DATA BLOCK:

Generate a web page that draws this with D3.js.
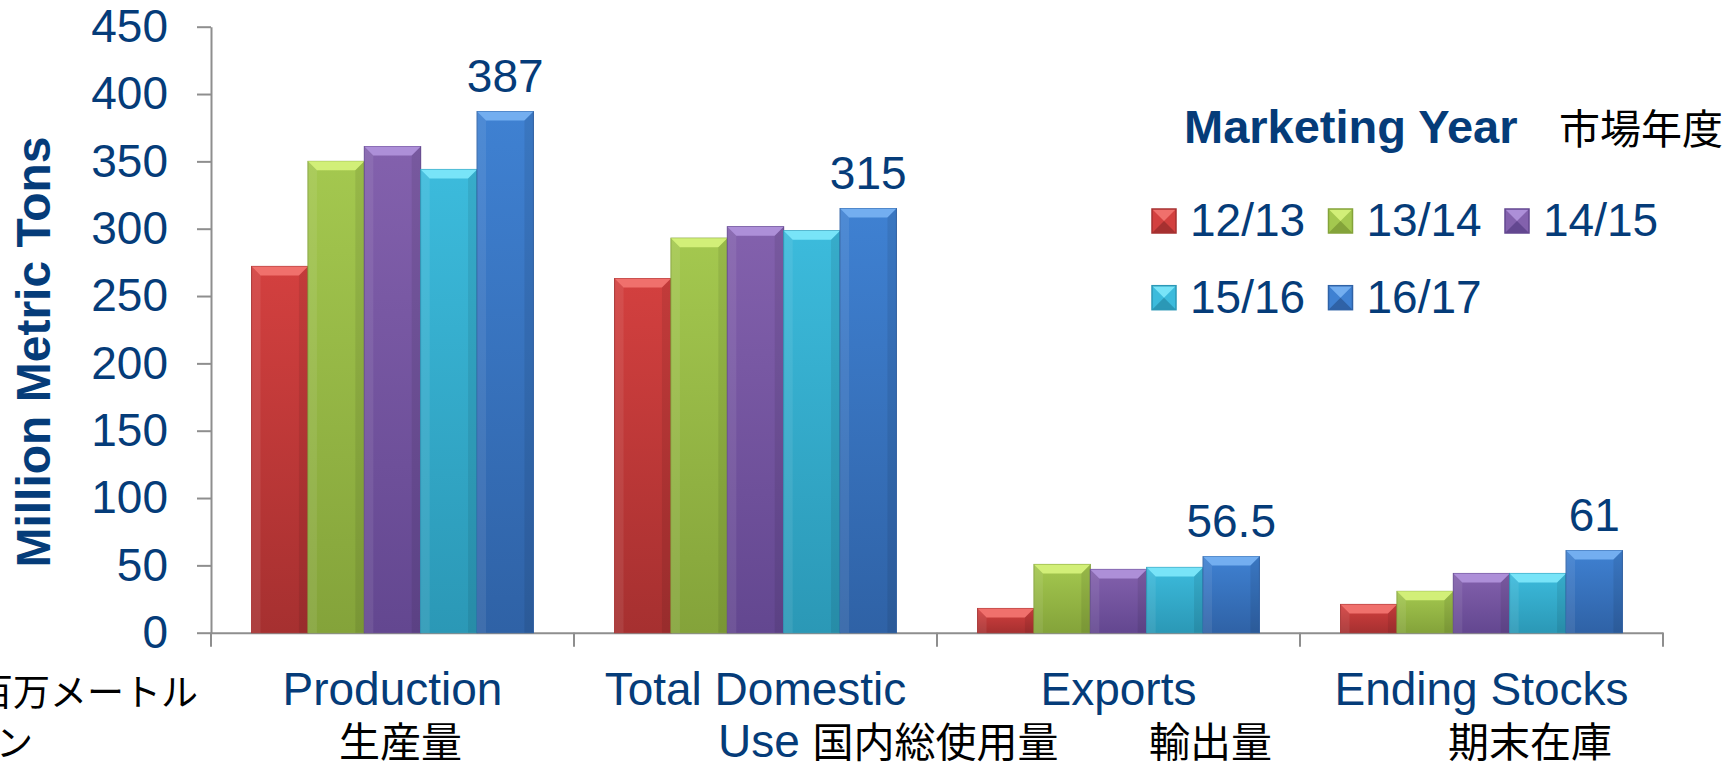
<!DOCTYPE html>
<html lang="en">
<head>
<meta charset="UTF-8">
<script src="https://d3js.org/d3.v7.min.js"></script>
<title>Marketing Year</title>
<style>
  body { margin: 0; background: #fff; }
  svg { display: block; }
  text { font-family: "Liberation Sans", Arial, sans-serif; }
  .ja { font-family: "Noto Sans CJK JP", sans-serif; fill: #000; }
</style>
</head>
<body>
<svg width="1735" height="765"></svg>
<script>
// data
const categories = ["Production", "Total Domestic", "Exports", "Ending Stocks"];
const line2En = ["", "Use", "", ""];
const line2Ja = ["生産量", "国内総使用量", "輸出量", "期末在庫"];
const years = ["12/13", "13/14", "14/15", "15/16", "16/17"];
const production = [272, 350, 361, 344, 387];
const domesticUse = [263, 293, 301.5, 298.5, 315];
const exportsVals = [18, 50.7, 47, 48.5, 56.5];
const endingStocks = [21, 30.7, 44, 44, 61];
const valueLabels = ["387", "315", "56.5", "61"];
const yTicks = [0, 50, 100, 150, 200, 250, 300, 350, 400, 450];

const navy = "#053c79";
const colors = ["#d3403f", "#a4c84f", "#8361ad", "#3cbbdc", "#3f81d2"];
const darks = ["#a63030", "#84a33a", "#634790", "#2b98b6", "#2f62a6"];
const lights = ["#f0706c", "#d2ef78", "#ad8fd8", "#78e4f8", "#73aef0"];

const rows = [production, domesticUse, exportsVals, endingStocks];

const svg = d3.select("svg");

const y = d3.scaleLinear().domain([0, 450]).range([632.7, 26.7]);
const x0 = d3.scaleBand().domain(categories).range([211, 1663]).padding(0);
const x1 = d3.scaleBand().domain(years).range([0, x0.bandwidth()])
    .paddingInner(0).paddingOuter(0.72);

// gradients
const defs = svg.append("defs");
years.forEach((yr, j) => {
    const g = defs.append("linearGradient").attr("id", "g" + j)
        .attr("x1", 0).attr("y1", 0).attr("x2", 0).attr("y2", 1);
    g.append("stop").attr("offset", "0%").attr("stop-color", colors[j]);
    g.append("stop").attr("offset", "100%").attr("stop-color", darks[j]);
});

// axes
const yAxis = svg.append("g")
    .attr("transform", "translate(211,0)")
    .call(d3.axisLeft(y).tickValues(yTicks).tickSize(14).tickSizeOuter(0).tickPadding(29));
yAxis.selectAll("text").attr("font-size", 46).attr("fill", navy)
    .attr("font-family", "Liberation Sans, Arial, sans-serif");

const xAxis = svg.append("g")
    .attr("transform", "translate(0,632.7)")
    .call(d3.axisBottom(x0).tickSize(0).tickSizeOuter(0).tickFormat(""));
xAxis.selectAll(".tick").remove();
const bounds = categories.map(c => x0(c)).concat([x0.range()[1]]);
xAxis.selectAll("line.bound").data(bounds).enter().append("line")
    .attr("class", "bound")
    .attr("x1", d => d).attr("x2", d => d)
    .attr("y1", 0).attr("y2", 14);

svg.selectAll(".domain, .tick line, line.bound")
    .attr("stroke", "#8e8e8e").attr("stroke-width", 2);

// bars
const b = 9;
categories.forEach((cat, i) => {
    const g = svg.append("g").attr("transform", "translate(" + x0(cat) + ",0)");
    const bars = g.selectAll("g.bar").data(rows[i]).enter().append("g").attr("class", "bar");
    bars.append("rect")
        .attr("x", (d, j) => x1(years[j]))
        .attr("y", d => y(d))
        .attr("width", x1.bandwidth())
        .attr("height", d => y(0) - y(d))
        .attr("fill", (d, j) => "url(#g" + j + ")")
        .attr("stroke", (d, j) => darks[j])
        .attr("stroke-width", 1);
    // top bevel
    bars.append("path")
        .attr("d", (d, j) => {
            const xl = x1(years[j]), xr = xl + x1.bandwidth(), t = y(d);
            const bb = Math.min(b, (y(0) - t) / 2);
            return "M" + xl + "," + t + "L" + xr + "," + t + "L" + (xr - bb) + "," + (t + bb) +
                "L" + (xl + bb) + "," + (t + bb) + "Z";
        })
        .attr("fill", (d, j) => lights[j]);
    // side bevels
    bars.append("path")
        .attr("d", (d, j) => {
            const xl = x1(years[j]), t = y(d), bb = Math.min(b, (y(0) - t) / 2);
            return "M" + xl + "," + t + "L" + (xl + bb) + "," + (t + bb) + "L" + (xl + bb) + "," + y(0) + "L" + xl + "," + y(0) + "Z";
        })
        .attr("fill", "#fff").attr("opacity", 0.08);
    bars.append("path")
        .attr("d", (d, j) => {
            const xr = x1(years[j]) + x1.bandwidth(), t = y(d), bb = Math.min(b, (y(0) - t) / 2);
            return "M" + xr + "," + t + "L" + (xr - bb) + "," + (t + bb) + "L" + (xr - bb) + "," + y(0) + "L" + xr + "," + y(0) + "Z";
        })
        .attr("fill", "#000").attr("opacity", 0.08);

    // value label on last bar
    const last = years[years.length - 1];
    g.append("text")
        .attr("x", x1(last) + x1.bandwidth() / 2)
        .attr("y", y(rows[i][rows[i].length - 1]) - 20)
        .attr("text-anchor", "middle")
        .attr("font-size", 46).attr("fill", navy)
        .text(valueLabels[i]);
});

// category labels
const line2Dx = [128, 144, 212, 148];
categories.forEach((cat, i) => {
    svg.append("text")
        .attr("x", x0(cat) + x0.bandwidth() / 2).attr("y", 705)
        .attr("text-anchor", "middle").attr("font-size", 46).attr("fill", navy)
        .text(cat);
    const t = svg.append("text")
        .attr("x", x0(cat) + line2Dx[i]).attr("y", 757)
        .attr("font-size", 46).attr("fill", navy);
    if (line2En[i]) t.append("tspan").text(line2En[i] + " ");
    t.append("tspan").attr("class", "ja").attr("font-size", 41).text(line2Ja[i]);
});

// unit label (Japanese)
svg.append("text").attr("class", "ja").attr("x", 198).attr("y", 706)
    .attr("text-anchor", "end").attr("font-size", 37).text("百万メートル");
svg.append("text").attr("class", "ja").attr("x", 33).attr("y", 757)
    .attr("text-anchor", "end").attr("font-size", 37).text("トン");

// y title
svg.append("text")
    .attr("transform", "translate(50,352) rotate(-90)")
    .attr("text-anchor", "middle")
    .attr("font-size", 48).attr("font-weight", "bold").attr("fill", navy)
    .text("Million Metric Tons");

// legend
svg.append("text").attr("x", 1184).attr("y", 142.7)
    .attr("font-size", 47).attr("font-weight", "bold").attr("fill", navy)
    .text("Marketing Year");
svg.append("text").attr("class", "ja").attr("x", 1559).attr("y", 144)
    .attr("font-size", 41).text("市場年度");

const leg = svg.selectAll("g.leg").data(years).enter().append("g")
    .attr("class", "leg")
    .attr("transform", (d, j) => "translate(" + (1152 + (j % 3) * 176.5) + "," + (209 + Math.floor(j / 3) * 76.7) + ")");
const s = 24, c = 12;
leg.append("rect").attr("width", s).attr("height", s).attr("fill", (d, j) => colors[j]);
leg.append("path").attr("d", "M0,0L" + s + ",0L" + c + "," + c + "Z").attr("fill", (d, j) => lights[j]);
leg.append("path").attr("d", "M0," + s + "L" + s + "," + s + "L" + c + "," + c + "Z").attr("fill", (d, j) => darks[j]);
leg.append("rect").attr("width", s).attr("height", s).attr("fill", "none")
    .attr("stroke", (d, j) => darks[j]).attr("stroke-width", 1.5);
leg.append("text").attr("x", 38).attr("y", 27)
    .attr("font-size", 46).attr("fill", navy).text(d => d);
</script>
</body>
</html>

PROBLEM REQUIREMENTS: Make an exact copy of the listing above. Do not include the pictures.

EXERCISE RESULT:
Generate a web page that draws this with D3.js.
<!DOCTYPE html>
<html lang="en">
<head>
<meta charset="UTF-8">
<script src="https://d3js.org/d3.v7.min.js"></script>
<title>Marketing Year</title>
<style>
  body { margin: 0; background: #fff; }
  svg { display: block; }
  text { font-family: "Liberation Sans", Arial, sans-serif; }
  .ja { font-family: "Noto Sans CJK JP", sans-serif; fill: #000; }
</style>
</head>
<body>
<svg width="1735" height="765"></svg>
<script>
// data
const categories = ["Production", "Total Domestic", "Exports", "Ending Stocks"];
const line2En = ["", "Use", "", ""];
const line2Ja = ["生産量", "国内総使用量", "輸出量", "期末在庫"];
const years = ["12/13", "13/14", "14/15", "15/16", "16/17"];
const production = [272, 350, 361, 344, 387];
const domesticUse = [263, 293, 301.5, 298.5, 315];
const exportsVals = [18, 50.7, 47, 48.5, 56.5];
const endingStocks = [21, 30.7, 44, 44, 61];
const valueLabels = ["387", "315", "56.5", "61"];
const yTicks = [0, 50, 100, 150, 200, 250, 300, 350, 400, 450];

const navy = "#053c79";
const colors = ["#d3403f", "#a4c84f", "#8361ad", "#3cbbdc", "#3f81d2"];
const darks = ["#a63030", "#84a33a", "#634790", "#2b98b6", "#2f62a6"];
const lights = ["#f0706c", "#d2ef78", "#ad8fd8", "#78e4f8", "#73aef0"];

const rows = [production, domesticUse, exportsVals, endingStocks];

const svg = d3.select("svg");

const y = d3.scaleLinear().domain([0, 450]).range([632.7, 26.7]);
const x0 = d3.scaleBand().domain(categories).range([211, 1663]).padding(0);
const x1 = d3.scaleBand().domain(years).range([0, x0.bandwidth()])
    .paddingInner(0).paddingOuter(0.72);

// gradients
const defs = svg.append("defs");
years.forEach((yr, j) => {
    const g = defs.append("linearGradient").attr("id", "g" + j)
        .attr("x1", 0).attr("y1", 0).attr("x2", 0).attr("y2", 1);
    g.append("stop").attr("offset", "0%").attr("stop-color", colors[j]);
    g.append("stop").attr("offset", "100%").attr("stop-color", darks[j]);
});

// axes
const yAxis = svg.append("g")
    .attr("transform", "translate(211,0)")
    .call(d3.axisLeft(y).tickValues(yTicks).tickSize(14).tickSizeOuter(0).tickPadding(29));
yAxis.selectAll("text").attr("font-size", 46).attr("fill", navy)
    .attr("font-family", "Liberation Sans, Arial, sans-serif");

const xAxis = svg.append("g")
    .attr("transform", "translate(0,632.7)")
    .call(d3.axisBottom(x0).tickSize(0).tickSizeOuter(0).tickFormat(""));
xAxis.selectAll(".tick").remove();
const bounds = categories.map(c => x0(c)).concat([x0.range()[1]]);
xAxis.selectAll("line.bound").data(bounds).enter().append("line")
    .attr("class", "bound")
    .attr("x1", d => d).attr("x2", d => d)
    .attr("y1", 0).attr("y2", 14);

svg.selectAll(".domain, .tick line, line.bound")
    .attr("stroke", "#8e8e8e").attr("stroke-width", 2);

// bars
const b = 9;
categories.forEach((cat, i) => {
    const g = svg.append("g").attr("transform", "translate(" + x0(cat) + ",0)");
    const bars = g.selectAll("g.bar").data(rows[i]).enter().append("g").attr("class", "bar");
    bars.append("rect")
        .attr("x", (d, j) => x1(years[j]))
        .attr("y", d => y(d))
        .attr("width", x1.bandwidth())
        .attr("height", d => y(0) - y(d))
        .attr("fill", (d, j) => "url(#g" + j + ")")
        .attr("stroke", (d, j) => darks[j])
        .attr("stroke-width", 1);
    // top bevel
    bars.append("path")
        .attr("d", (d, j) => {
            const xl = x1(years[j]), xr = xl + x1.bandwidth(), t = y(d);
            const bb = Math.min(b, (y(0) - t) / 2);
            return "M" + xl + "," + t + "L" + xr + "," + t + "L" + (xr - bb) + "," + (t + bb) +
                "L" + (xl + bb) + "," + (t + bb) + "Z";
        })
        .attr("fill", (d, j) => lights[j]);
    // side bevels
    bars.append("path")
        .attr("d", (d, j) => {
            const xl = x1(years[j]), t = y(d), bb = Math.min(b, (y(0) - t) / 2);
            return "M" + xl + "," + t + "L" + (xl + bb) + "," + (t + bb) + "L" + (xl + bb) + "," + y(0) + "L" + xl + "," + y(0) + "Z";
        })
        .attr("fill", "#fff").attr("opacity", 0.08);
    bars.append("path")
        .attr("d", (d, j) => {
            const xr = x1(years[j]) + x1.bandwidth(), t = y(d), bb = Math.min(b, (y(0) - t) / 2);
            return "M" + xr + "," + t + "L" + (xr - bb) + "," + (t + bb) + "L" + (xr - bb) + "," + y(0) + "L" + xr + "," + y(0) + "Z";
        })
        .attr("fill", "#000").attr("opacity", 0.08);

    // value label on last bar
    const last = years[years.length - 1];
    g.append("text")
        .attr("x", x1(last) + x1.bandwidth() / 2)
        .attr("y", y(rows[i][rows[i].length - 1]) - 20)
        .attr("text-anchor", "middle")
        .attr("font-size", 46).attr("fill", navy)
        .text(valueLabels[i]);
});

// category labels
const line2Dx = [128, 144, 212, 148];
categories.forEach((cat, i) => {
    svg.append("text")
        .attr("x", x0(cat) + x0.bandwidth() / 2).attr("y", 705)
        .attr("text-anchor", "middle").attr("font-size", 46).attr("fill", navy)
        .text(cat);
    const t = svg.append("text")
        .attr("x", x0(cat) + line2Dx[i]).attr("y", 757)
        .attr("font-size", 46).attr("fill", navy);
    if (line2En[i]) t.append("tspan").text(line2En[i] + " ");
    t.append("tspan").attr("class", "ja").attr("font-size", 41).text(line2Ja[i]);
});

// unit label (Japanese)
svg.append("text").attr("class", "ja").attr("x", 198).attr("y", 706)
    .attr("text-anchor", "end").attr("font-size", 37).text("百万メートル");
svg.append("text").attr("class", "ja").attr("x", 33).attr("y", 757)
    .attr("text-anchor", "end").attr("font-size", 37).text("トン");

// y title
svg.append("text")
    .attr("transform", "translate(50,352) rotate(-90)")
    .attr("text-anchor", "middle")
    .attr("font-size", 48).attr("font-weight", "bold").attr("fill", navy)
    .text("Million Metric Tons");

// legend
svg.append("text").attr("x", 1184).attr("y", 142.7)
    .attr("font-size", 47).attr("font-weight", "bold").attr("fill", navy)
    .text("Marketing Year");
svg.append("text").attr("class", "ja").attr("x", 1559).attr("y", 144)
    .attr("font-size", 41).text("市場年度");

const leg = svg.selectAll("g.leg").data(years).enter().append("g")
    .attr("class", "leg")
    .attr("transform", (d, j) => "translate(" + (1152 + (j % 3) * 176.5) + "," + (209 + Math.floor(j / 3) * 76.7) + ")");
const s = 24, c = 12;
leg.append("rect").attr("width", s).attr("height", s).attr("fill", (d, j) => colors[j]);
leg.append("path").attr("d", "M0,0L" + s + ",0L" + c + "," + c + "Z").attr("fill", (d, j) => lights[j]);
leg.append("path").attr("d", "M0," + s + "L" + s + "," + s + "L" + c + "," + c + "Z").attr("fill", (d, j) => darks[j]);
leg.append("rect").attr("width", s).attr("height", s).attr("fill", "none")
    .attr("stroke", (d, j) => darks[j]).attr("stroke-width", 1.5);
leg.append("text").attr("x", 38).attr("y", 27)
    .attr("font-size", 46).attr("fill", navy).text(d => d);
</script>
</body>
</html>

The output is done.